> _Recorded information_:
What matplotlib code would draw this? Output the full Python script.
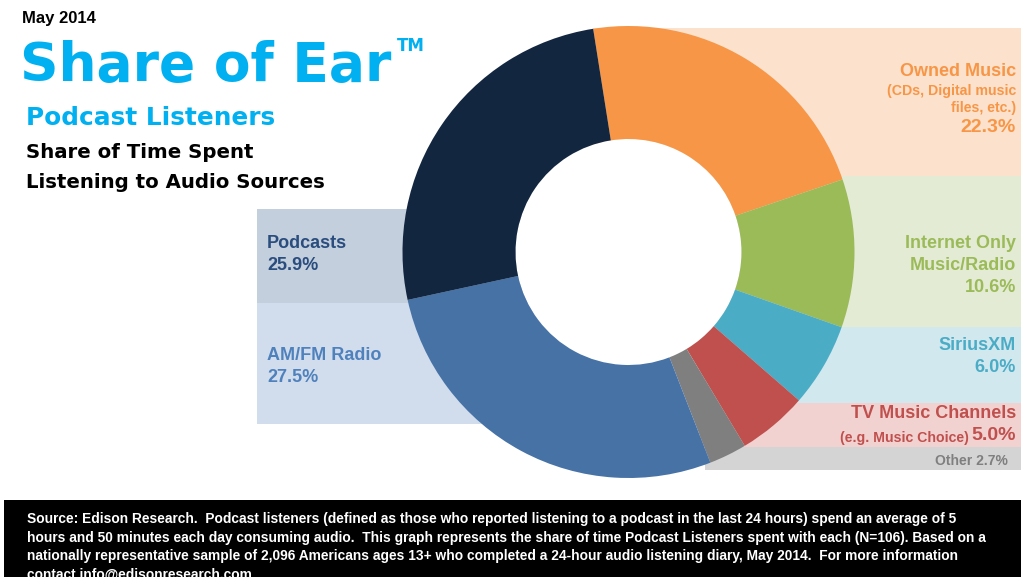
import matplotlib.pyplot as plt
from matplotlib.patches import Rectangle, Circle

# Data
labels = ['Owned Music', 'Internet Only Music/Radio', 'SiriusXM', 'TV Music Channels',
          'Other', 'AM/FM Radio', 'Podcasts']
shares = [22.3, 10.6, 6.0, 5.0, 2.7, 27.5, 25.9]
colors = ['#F79646', '#9BBB59', '#4BACC6', '#C0504D', '#7F7F7F', '#4672A6', '#13263F']

plt.rcParams['font.family'] = ['Liberation Sans', 'DejaVu Sans']

fig = plt.figure(figsize=(10.21, 5.77), dpi=100)
ax = fig.add_axes([0, 0, 1, 1])

# background bands behind the labels (pixel coords, y down)
bands = [
    (593, 28, 428, 148, '#FCE1CC'),
    (700, 176, 321, 151, '#E4EBD4'),
    (700, 327, 321, 76, '#D1E8EF'),
    (700, 403, 321, 44, '#F1D2D1'),
    (705, 447, 316, 23, '#D4D4D4'),
    (257, 209, 300, 94, '#C3CFDD'),
    (257, 303, 300, 121, '#D1DDEC'),
]
for x0, y0, w, h, c in bands:
    ax.add_patch(Rectangle((x0, y0), w, h, color=c, zorder=0, lw=0))

# donut (y axis is inverted below, so counterclock in data = clockwise on screen)
ax.pie(shares, colors=colors, startangle=-99, counterclock=True,
       center=(628.5, 252), radius=226,
       wedgeprops=dict(width=113, linewidth=0))
ax.add_patch(Circle((628.5, 252), 113, color='white', zorder=0.5, lw=0))

ax.set_xlim(0, 1021)
ax.set_ylim(577, 0)
ax.set_aspect('equal')
ax.axis('off')

# titles
ax.text(22, 19, 'May 2014', fontsize=12, fontweight='bold', color='black', va='center')
ax.text(20, 66, 'Share of Ear', fontsize=38.5, fontweight='bold', color='#00B0F0',
        va='center', family='DejaVu Sans')
ax.text(397, 46, 'TM', fontsize=12, fontweight='bold', color='#00B0F0', va='center',
        family='DejaVu Sans')
ax.text(26, 118, 'Podcast Listeners', fontsize=17.8, fontweight='bold', color='#00B0F0',
        va='center', family='DejaVu Sans')
ax.text(26, 153, 'Share of Time Spent', fontsize=14.2, fontweight='bold', color='black',
        va='center', family='DejaVu Sans')
ax.text(26, 183, 'Listening to Audio Sources', fontsize=14.2, fontweight='bold',
        color='black', va='center', family='DejaVu Sans')

# right-hand labels
rx = 1016
ax.text(rx, 72, 'Owned Music', fontsize=13, fontweight='bold', color=colors[0], ha='right', va='center')
ax.text(rx, 91, '(CDs, Digital music', fontsize=10.2, fontweight='bold', color=colors[0], ha='right', va='center')
ax.text(rx, 108, 'files, etc.)', fontsize=10.2, fontweight='bold', color=colors[0], ha='right', va='center')
ax.text(rx, 127, f'{shares[0]}%', fontsize=14, fontweight='bold', color=colors[0], ha='right', va='center')

ax.text(rx, 243, 'Internet Only', fontsize=13, fontweight='bold', color=colors[1], ha='right', va='center')
ax.text(rx, 265, 'Music/Radio', fontsize=13, fontweight='bold', color=colors[1], ha='right', va='center')
ax.text(rx, 287, f'{shares[1]}%', fontsize=13, fontweight='bold', color=colors[1], ha='right', va='center')

ax.text(rx, 346, 'SiriusXM', fontsize=13, fontweight='bold', color=colors[2], ha='right', va='center')
ax.text(rx, 368, f'{shares[2]}%', fontsize=13, fontweight='bold', color=colors[2], ha='right', va='center')

ax.text(rx, 414, 'TV Music Channels', fontsize=13, fontweight='bold', color=colors[3], ha='right', va='center')
ax.text(rx, 436, f'{shares[3]}%', fontsize=14, fontweight='bold', color=colors[3], ha='right', va='center')
ax.text(969, 438, '(e.g. Music Choice)', fontsize=10.2, fontweight='bold', color=colors[3], ha='right', va='center')

ax.text(1008, 461, f'Other {shares[4]}%', fontsize=10, fontweight='bold', color=colors[4], ha='right', va='center')

# left-hand labels
ax.text(267, 243, 'Podcasts', fontsize=13, fontweight='bold', color='#2A4D7E', va='center')
ax.text(267, 266, f'{shares[6]}%', fontsize=13, fontweight='bold', color='#2A4D7E', va='center')
ax.text(267, 355, 'AM/FM Radio', fontsize=13, fontweight='bold', color='#4F81BD', va='center')
ax.text(267, 378, f'{shares[5]}%', fontsize=13, fontweight='bold', color='#4F81BD', va='center')

# footer
ax.add_patch(Rectangle((4, 500), 1017, 77, color='black', zorder=0, lw=0))
footer = ("Source: Edison Research.  Podcast listeners (defined as those who reported listening to a podcast in the last 24 hours) spend an average of 5\n"
          "hours and 50 minutes each day consuming audio.  This graph represents the share of time Podcast Listeners spent with each (N=106). Based on a\n"
          "nationally representative sample of 2,096 Americans ages 13+ who completed a 24-hour audio listening diary, May 2014.  For more information\n"
          "contact info@edisonresearch.com")
ax.text(27, 512, footer, fontsize=9.9, fontweight='bold', color='white', va='top', linespacing=1.42)

plt.savefig('out.png', dpi=100)
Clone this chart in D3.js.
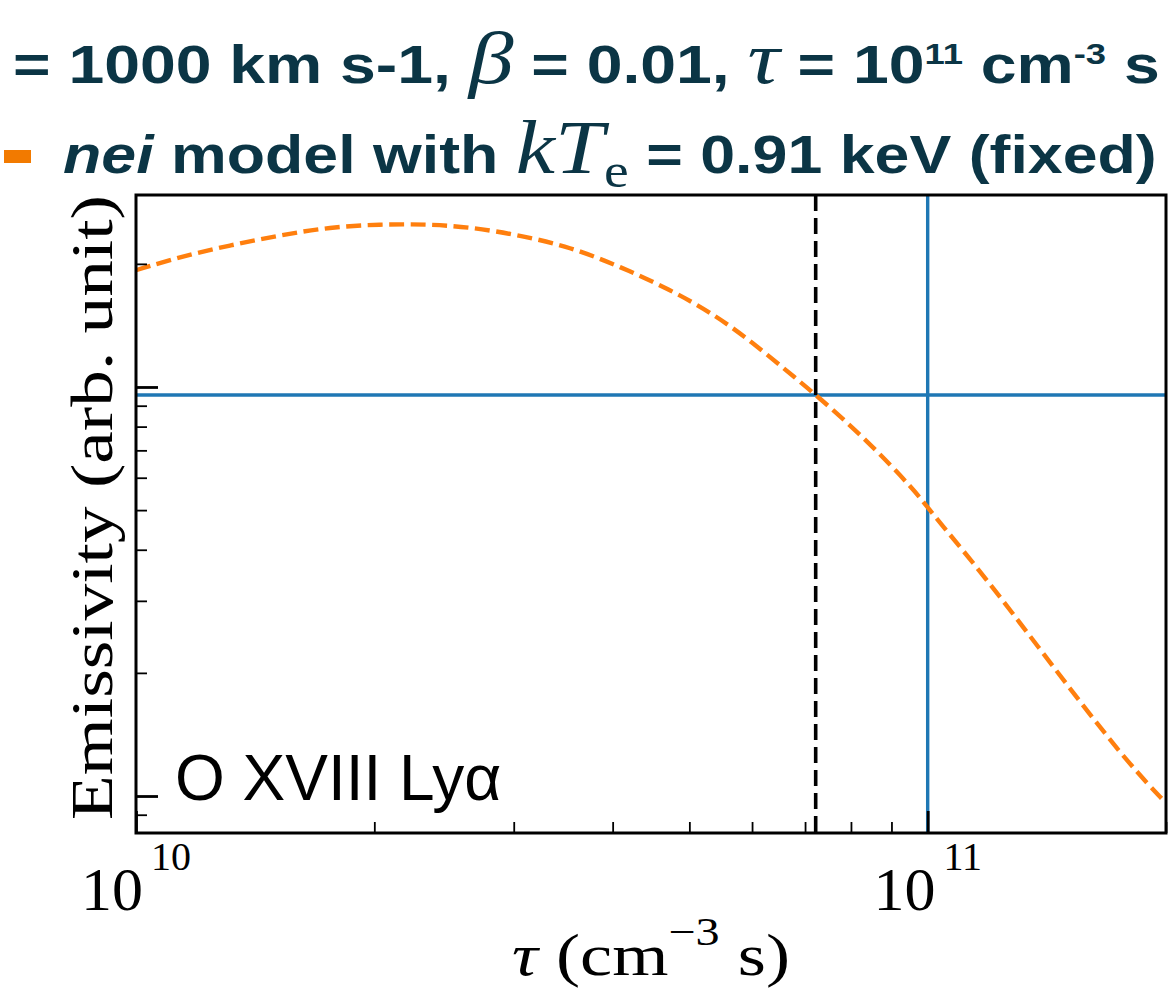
<!DOCTYPE html>
<html>
<head>
<meta charset="utf-8">
<script src="https://cdn.jsdelivr.net/npm/d3@7"></script>
<style>
  html, body { margin: 0; padding: 0; background: #fff; }
  svg { display: block; }
</style>
</head>
<body>
<div class="chart"></div>
<script>
"use strict";

// curve: tau (cm^-3 s) vs emissivity (arb. unit)
const tauValues = [1.0e10, 1.137e10, 1.314e10, 1.52e10, 1.758e10, 2.033e10, 2.331e10, 2.642e10,
                   3.055e10, 3.533e10, 4.087e10, 4.727e10, 5.357e10, 5.965e10, 6.898e10, 7.225e10,
                   8.381e10, 9.69e10, 1.0e11, 1.165e11, 1.347e11, 1.557e11, 1.801e11, 2.0e11];
const emissivity = [19.3, 20.8, 22.2, 23.5, 24.6, 25.0, 25.0, 24.6,
                    23.5, 22.0, 19.7, 17.3, 15.1, 13.0, 10.3, 9.56,
                    7.42, 5.51, 5.06, 3.55, 2.46, 1.70, 1.19, 0.961];

const tauDomain = [1e10, 2e11];
const emisDomain = [0.812, 29.47];
const tauMarker = 7.22e10;      // dashed vertical
const tauReference = 1e11;      // blue vertical
const emisReference = 9.56;     // blue horizontal

const xMajorTicks = [1e10, 1e11];
const xMajorExp = ["10", "11"];
const xMinorTicks = [2e10, 3e10, 4e10, 5e10, 6e10, 7e10, 8e10, 9e10, 2e11];
const yMajorTicks = [1, 10];
const yMinorTicks = [0.9, 2, 3, 4, 5, 6, 7, 8, 9, 20];

const W = 1173, H = 988;
const margin = { left: 136, right: 7, top: 195, bottom: 155 };

const svg = d3.select(".chart").append("svg")
    .attr("width", W)
    .attr("height", H);

const x = d3.scaleLog().domain(tauDomain).range([margin.left, W - margin.right]);
const y = d3.scaleLog().domain(emisDomain).range([H - margin.bottom, margin.top]);

const titleColor = "#0b3545";
const sans = "'Liberation Sans', Arial, Helvetica, sans-serif";
const serif = "'Liberation Serif', 'DejaVu Serif', serif";

// squeeze a text element horizontally into [x0, x1]
function fitText (sel, x0, x1) {
    const b = sel.node().getBBox();
    const s = (x1 - x0) / b.width;
    sel.attr("transform", `translate(${x0},0) scale(${s},1) translate(${-b.x},0)`);
}

function mathSpan (sel, txt, size) {
    return sel.append("tspan")
        .attr("font-family", serif)
        .attr("font-style", "italic")
        .attr("font-weight", "normal")
        .attr("font-size", size)
        .text(txt);
}

// --- title lines ---
const t1 = svg.append("text")
    .attr("y", 83)
    .attr("fill", titleColor)
    .attr("font-family", sans)
    .attr("font-weight", "bold")
    .attr("font-size", 53);
t1.append("tspan").text("= 1000 km s-1, ");
mathSpan(t1, "β", 74);
t1.append("tspan").text(" = 0.01, ");
mathSpan(t1, "τ", 74);
t1.append("tspan").text(" = 10");
t1.append("tspan").attr("font-size", 30).attr("dy", -19).text("11");
t1.append("tspan").attr("dy", 19).text(" cm");
t1.append("tspan").attr("font-size", 30).attr("dy", -19).text("-3");
t1.append("tspan").attr("dy", 19).text(" s");
fitText(t1, 13, 1160);

svg.append("rect")
    .attr("x", 4).attr("y", 150)
    .attr("width", 27).attr("height", 13)
    .attr("fill", "#f27a00");

const t2 = svg.append("text")
    .attr("y", 173)
    .attr("fill", titleColor)
    .attr("font-family", sans)
    .attr("font-weight", "bold")
    .attr("font-size", 54);
t2.append("tspan").attr("font-style", "italic").text("nei");
t2.append("tspan").text(" model with ");
mathSpan(t2, "kT", 76);
t2.append("tspan").attr("font-family", serif).attr("font-weight", "normal").attr("font-size", 48).attr("dy", 14).text("e");
t2.append("tspan").attr("dy", -14).text(" = 0.91 keV (fixed)");
fitText(t2, 63, 1157);

// --- plot area ---
const plotW = W - margin.left - margin.right;
const plotH = H - margin.top - margin.bottom;

svg.append("defs").append("clipPath").attr("id", "plotclip")
  .append("rect")
    .attr("x", margin.left).attr("y", margin.top)
    .attr("width", plotW).attr("height", plotH);

const plot = svg.append("g").attr("clip-path", "url(#plotclip)");

// reference lines
plot.append("line")
    .attr("x1", margin.left).attr("x2", W - margin.right)
    .attr("y1", y(emisReference)).attr("y2", y(emisReference))
    .attr("stroke", "#1f77b4").attr("stroke-width", 3.4);
plot.append("line")
    .attr("x1", x(tauReference)).attr("x2", x(tauReference))
    .attr("y1", margin.top).attr("y2", H - margin.bottom)
    .attr("stroke", "#1f77b4").attr("stroke-width", 3.4);
plot.append("line")
    .attr("x1", x(tauMarker)).attr("x2", x(tauMarker))
    .attr("y1", margin.top).attr("y2", H - margin.bottom)
    .attr("stroke", "#000").attr("stroke-width", 3.6)
    .attr("stroke-dasharray", "16,7");

// nei curve
const pts = tauValues.map((t, i) => [t, emissivity[i]]);
const line = d3.line()
    .x(d => x(d[0]))
    .y(d => y(d[1]))
    .curve(d3.curveBasis);
plot.append("path")
    .attr("fill", "none")
    .attr("stroke", "#ff7f0e")
    .attr("stroke-width", 4.4)
    .attr("stroke-dasharray", "15,6.5")
    .attr("d", line(pts));

// --- axes ---
const xMinorAxis = d3.axisBottom(x).tickValues(xMinorTicks).tickSizeInner(-11).tickSizeOuter(0).tickFormat("");
const xMajorAxis = d3.axisBottom(x).tickValues(xMajorTicks).tickSizeInner(-22).tickSizeOuter(0).tickFormat("");
const yMinorAxis = d3.axisLeft(y).tickValues(yMinorTicks).tickSizeInner(-11).tickSizeOuter(0).tickFormat("");
const yMajorAxis = d3.axisLeft(y).tickValues(yMajorTicks).tickSizeInner(-22).tickSizeOuter(0).tickFormat("");

function drawAxis (axis, transform, width) {
    const g = svg.append("g").attr("transform", transform).call(axis);
    g.select(".domain").remove();
    g.selectAll(".tick line").attr("stroke", "#000").attr("stroke-width", width);
    return g;
}
drawAxis(xMinorAxis, `translate(0,${H - margin.bottom})`, 1.8);
drawAxis(xMajorAxis, `translate(0,${H - margin.bottom})`, 2.8);
drawAxis(yMinorAxis, `translate(${margin.left},0)`, 1.8);
drawAxis(yMajorAxis, `translate(${margin.left},0)`, 2.8);

// frame
svg.append("rect")
    .attr("x", margin.left).attr("y", margin.top)
    .attr("width", plotW).attr("height", plotH)
    .attr("fill", "none").attr("stroke", "#000").attr("stroke-width", 3);

// x tick labels 10^n
xMajorTicks.forEach((t, i) => {
    const lbl = svg.append("text")
        .attr("y", 910)
        .attr("font-family", serif)
        .attr("font-size", 62)
        .attr("fill", "#000");
    lbl.append("tspan").text("10");
    lbl.append("tspan").attr("font-size", 40).attr("dx", 8).attr("dy", -40).text(xMajorExp[i]);
    const b = lbl.node().getBBox();
    lbl.attr("x", x(t) - b.width / 2);
});

// x axis label
const xl = svg.append("text")
    .attr("y", 975)
    .attr("font-family", serif)
    .attr("font-size", 60)
    .attr("fill", "#000");
xl.append("tspan").attr("font-style", "italic").text("τ");
xl.append("tspan").text(" (cm");
xl.append("tspan").attr("font-size", 40).attr("dy", -30).text("−3");
xl.append("tspan").attr("dy", 30).text(" s)");
fitText(xl, 512, 790);

// y axis label
svg.append("text")
    .attr("transform", `translate(112,${(margin.top + 820) / 2}) rotate(-90)`)
    .attr("text-anchor", "middle")
    .attr("font-family", serif)
    .attr("font-size", 60)
    .attr("fill", "#000")
    .attr("textLength", 625)
    .attr("lengthAdjust", "spacingAndGlyphs")
    .text("Emissivity (arb. unit)");

// line annotation
svg.append("text")
    .attr("x", 175)
    .attr("y", 800)
    .attr("font-family", sans)
    .attr("font-size", 64)
    .attr("fill", "#000")
    .text("O XVIII Lyα");
</script>
</body>
</html>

> _Exercise description_: Give the number of lines in the records above that contain the word "chart". Reply with that number alone.

> _Task answer_: 3